Douglas College performs ‘Agnes Under the Big Top: A Tall Tale’
By Adam Tatelman, Senior Columnist
The gulf between script and performance is invariably wide, and seeing something played before your eyes is very different than just reading about it. Like the circus, perhaps you have to experience it in order to fully appreciate it.
Upon reading Aditi Kapil’s Agnes Under the Big Top, I found it to be a fractured, chronologically confused play. Yet Douglas College theatre director Deborah Neville and her team have created a compelling and ironic coherence in this brutally honest portrayal of the immigrant experience, while showing us so many of the barriers that keep displaced people isolated from one another and the wider world.
Agnes (Elise Wilson) came to America to provide for her son, who remains in Liberia. She cannot bring herself to tell him that she has been diagnosed with terminal cancer. Co-worker Roza (Jessica Kabesh) feels so out of place in America that she speaks only to the birds at her window. Her husband Shipkov (David Sitar) spends all of his time conducting the subway trains while reminiscing about his glory days as ringmaster of the Bulgarian circus. He instructs Happy (Brendan Saltel), an optimistic young man from Mumbai who may be less innocent than he appears.
All of the characters are connected in some way to Ella (Emily Brown), the insufferably ill woman Agnes and Roza care for. Through it all, the guitar-strumming Busker (Michael Bernard) takes the form of half a dozen other characters both past and present, visible and invisible, acting as ringmaster to the audience as he sets each scene.

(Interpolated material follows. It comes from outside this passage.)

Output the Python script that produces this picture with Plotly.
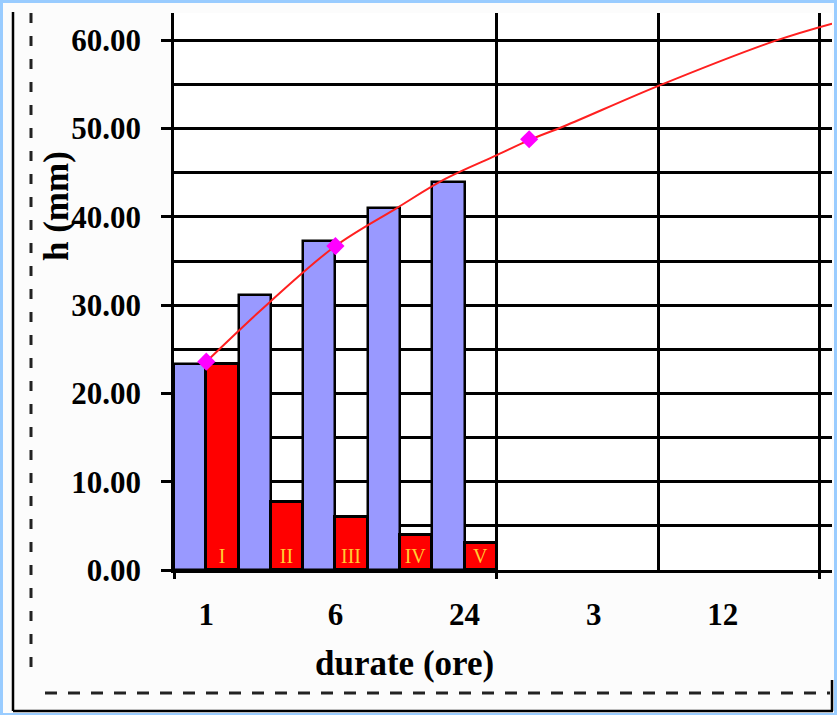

Each character tells their own story within the philosophical context of the play. Much of their dialogue is soliloquy, and they are visually segregated from one another on stage. Ella, the only non-immigrant, remains bedridden for the duration, looking down (both literally and figuratively) on the others. Shipkov and Happy populate the train car below. Everything between is neutral space, representing the streets, dumpy apartments, and waiting rooms.
The set design compiles all of the dingiest aspects of this environment, tying them together with a muted palette. There are projections shone onto the back wall, showing stilted subtitles for Roza’s Bulgarian dialogue, interspersed with occasional avian imagery. I do not feel this backdrop was necessary as the performances and lighting convey the setting well enough already and the moving train facilitates transitions between both space and time.
There is a lot of sterling dialect work in Agnes. Saltel, Sitar, Wilson, and Kabesh never stray toward the surely tempting realm of caricature in their work with Indian, Bulgarian, and Liberian accents, which is no mean feat for such young actors to get this far into character. Brown weaves weariness into Ella’s deformed, bird claw-like hands, and Bernard’s Busker makes a much-needed comedic turn as a mute Chaplin-esque clown in one of Shipkov’s memories. Silence, after all, is a language all its own, and it’s one that many characters in this play are all too familiar with.
It’s best to see this tall tale for yourself and learn if it might just be a little too real. Agnes Under the Big Top: A Tall Tale will run through March 20 in the Studio Theatre on the fourth floor of the Douglas College New Westminster campus. Tickets are $12, or $10 for students, and can be purchased through Massey Theatre.